STATED GOAL: From the listing that follows, output everything exactly except the pictures.

AVAILABLE DATA:
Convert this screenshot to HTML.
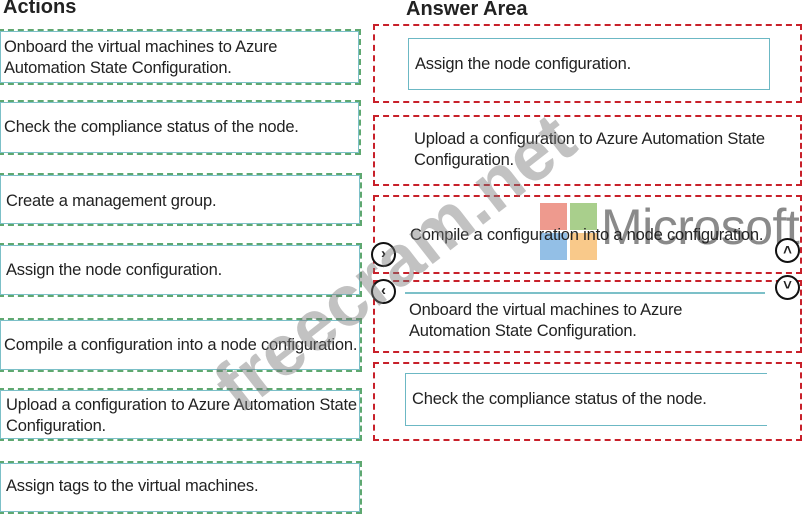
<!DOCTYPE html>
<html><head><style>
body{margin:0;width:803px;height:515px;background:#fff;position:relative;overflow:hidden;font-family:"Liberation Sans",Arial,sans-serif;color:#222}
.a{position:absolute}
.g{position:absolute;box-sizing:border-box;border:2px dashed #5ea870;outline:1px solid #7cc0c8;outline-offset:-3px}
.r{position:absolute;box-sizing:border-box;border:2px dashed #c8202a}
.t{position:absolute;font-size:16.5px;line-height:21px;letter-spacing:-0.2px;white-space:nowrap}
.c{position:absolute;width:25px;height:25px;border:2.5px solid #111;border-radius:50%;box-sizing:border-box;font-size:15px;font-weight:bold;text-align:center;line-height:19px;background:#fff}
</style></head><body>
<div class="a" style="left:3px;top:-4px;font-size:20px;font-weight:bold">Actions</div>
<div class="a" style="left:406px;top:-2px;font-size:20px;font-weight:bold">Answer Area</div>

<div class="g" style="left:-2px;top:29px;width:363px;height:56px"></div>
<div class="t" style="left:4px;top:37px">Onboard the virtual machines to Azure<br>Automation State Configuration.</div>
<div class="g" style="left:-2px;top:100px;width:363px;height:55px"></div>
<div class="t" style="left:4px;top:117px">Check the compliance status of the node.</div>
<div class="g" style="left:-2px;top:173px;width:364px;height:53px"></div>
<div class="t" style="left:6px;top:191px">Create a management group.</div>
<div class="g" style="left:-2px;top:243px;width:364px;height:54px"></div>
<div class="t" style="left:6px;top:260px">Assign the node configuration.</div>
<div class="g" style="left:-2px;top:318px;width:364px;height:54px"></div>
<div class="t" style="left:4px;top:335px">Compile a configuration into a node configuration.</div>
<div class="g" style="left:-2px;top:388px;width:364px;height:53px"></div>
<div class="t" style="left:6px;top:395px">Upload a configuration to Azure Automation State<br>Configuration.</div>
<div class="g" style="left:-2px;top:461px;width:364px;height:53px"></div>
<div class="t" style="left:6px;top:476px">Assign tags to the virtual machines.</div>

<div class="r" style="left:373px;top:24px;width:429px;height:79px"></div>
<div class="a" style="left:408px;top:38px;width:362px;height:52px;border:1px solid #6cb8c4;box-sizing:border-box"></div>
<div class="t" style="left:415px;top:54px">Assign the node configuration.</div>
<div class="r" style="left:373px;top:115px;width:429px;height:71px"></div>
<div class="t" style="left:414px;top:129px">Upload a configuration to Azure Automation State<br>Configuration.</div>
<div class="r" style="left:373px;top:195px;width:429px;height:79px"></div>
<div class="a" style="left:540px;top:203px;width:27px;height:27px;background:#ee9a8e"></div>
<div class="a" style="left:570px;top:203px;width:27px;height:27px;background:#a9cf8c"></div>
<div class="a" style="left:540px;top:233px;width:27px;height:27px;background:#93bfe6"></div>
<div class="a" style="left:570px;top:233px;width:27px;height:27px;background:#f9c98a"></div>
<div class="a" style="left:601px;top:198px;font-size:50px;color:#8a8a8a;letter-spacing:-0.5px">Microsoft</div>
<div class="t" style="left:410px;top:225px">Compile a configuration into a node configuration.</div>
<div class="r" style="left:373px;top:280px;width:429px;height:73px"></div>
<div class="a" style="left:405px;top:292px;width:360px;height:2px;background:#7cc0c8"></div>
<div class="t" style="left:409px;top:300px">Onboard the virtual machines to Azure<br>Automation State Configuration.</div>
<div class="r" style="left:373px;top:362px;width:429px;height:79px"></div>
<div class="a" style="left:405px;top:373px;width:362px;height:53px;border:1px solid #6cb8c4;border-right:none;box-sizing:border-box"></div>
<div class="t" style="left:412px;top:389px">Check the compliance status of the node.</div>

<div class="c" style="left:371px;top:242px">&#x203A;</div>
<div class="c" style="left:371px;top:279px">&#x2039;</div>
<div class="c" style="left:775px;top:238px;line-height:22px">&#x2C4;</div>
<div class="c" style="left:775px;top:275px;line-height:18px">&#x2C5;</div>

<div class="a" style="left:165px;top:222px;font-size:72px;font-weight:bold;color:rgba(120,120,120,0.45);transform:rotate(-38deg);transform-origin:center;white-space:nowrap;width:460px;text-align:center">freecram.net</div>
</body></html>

CORRECT RESULT:
Convert this screenshot to HTML.
<!DOCTYPE html>
<html><head><style>
body{margin:0;width:803px;height:515px;background:#fff;position:relative;overflow:hidden;font-family:"Liberation Sans",Arial,sans-serif;color:#222}
.a{position:absolute}
.g{position:absolute;box-sizing:border-box;border:2px dashed #5ea870;outline:1px solid #7cc0c8;outline-offset:-3px}
.r{position:absolute;box-sizing:border-box;border:2px dashed #c8202a}
.t{position:absolute;font-size:16.5px;line-height:21px;letter-spacing:-0.2px;white-space:nowrap}
.c{position:absolute;width:25px;height:25px;border:2.5px solid #111;border-radius:50%;box-sizing:border-box;font-size:15px;font-weight:bold;text-align:center;line-height:19px;background:#fff}
</style></head><body>
<div class="a" style="left:3px;top:-4px;font-size:20px;font-weight:bold">Actions</div>
<div class="a" style="left:406px;top:-2px;font-size:20px;font-weight:bold">Answer Area</div>

<div class="g" style="left:-2px;top:29px;width:363px;height:56px"></div>
<div class="t" style="left:4px;top:37px">Onboard the virtual machines to Azure<br>Automation State Configuration.</div>
<div class="g" style="left:-2px;top:100px;width:363px;height:55px"></div>
<div class="t" style="left:4px;top:117px">Check the compliance status of the node.</div>
<div class="g" style="left:-2px;top:173px;width:364px;height:53px"></div>
<div class="t" style="left:6px;top:191px">Create a management group.</div>
<div class="g" style="left:-2px;top:243px;width:364px;height:54px"></div>
<div class="t" style="left:6px;top:260px">Assign the node configuration.</div>
<div class="g" style="left:-2px;top:318px;width:364px;height:54px"></div>
<div class="t" style="left:4px;top:335px">Compile a configuration into a node configuration.</div>
<div class="g" style="left:-2px;top:388px;width:364px;height:53px"></div>
<div class="t" style="left:6px;top:395px">Upload a configuration to Azure Automation State<br>Configuration.</div>
<div class="g" style="left:-2px;top:461px;width:364px;height:53px"></div>
<div class="t" style="left:6px;top:476px">Assign tags to the virtual machines.</div>

<div class="r" style="left:373px;top:24px;width:429px;height:79px"></div>
<div class="a" style="left:408px;top:38px;width:362px;height:52px;border:1px solid #6cb8c4;box-sizing:border-box"></div>
<div class="t" style="left:415px;top:54px">Assign the node configuration.</div>
<div class="r" style="left:373px;top:115px;width:429px;height:71px"></div>
<div class="t" style="left:414px;top:129px">Upload a configuration to Azure Automation State<br>Configuration.</div>
<div class="r" style="left:373px;top:195px;width:429px;height:79px"></div>
<div class="a" style="left:540px;top:203px;width:27px;height:27px;background:#ee9a8e"></div>
<div class="a" style="left:570px;top:203px;width:27px;height:27px;background:#a9cf8c"></div>
<div class="a" style="left:540px;top:233px;width:27px;height:27px;background:#93bfe6"></div>
<div class="a" style="left:570px;top:233px;width:27px;height:27px;background:#f9c98a"></div>
<div class="a" style="left:601px;top:198px;font-size:50px;color:#8a8a8a;letter-spacing:-0.5px">Microsoft</div>
<div class="t" style="left:410px;top:225px">Compile a configuration into a node configuration.</div>
<div class="r" style="left:373px;top:280px;width:429px;height:73px"></div>
<div class="a" style="left:405px;top:292px;width:360px;height:2px;background:#7cc0c8"></div>
<div class="t" style="left:409px;top:300px">Onboard the virtual machines to Azure<br>Automation State Configuration.</div>
<div class="r" style="left:373px;top:362px;width:429px;height:79px"></div>
<div class="a" style="left:405px;top:373px;width:362px;height:53px;border:1px solid #6cb8c4;border-right:none;box-sizing:border-box"></div>
<div class="t" style="left:412px;top:389px">Check the compliance status of the node.</div>

<div class="c" style="left:371px;top:242px">&#x203A;</div>
<div class="c" style="left:371px;top:279px">&#x2039;</div>
<div class="c" style="left:775px;top:238px;line-height:22px">&#x2C4;</div>
<div class="c" style="left:775px;top:275px;line-height:18px">&#x2C5;</div>

<div class="a" style="left:165px;top:222px;font-size:72px;font-weight:bold;color:rgba(120,120,120,0.45);transform:rotate(-38deg);transform-origin:center;white-space:nowrap;width:460px;text-align:center">freecram.net</div>
</body></html>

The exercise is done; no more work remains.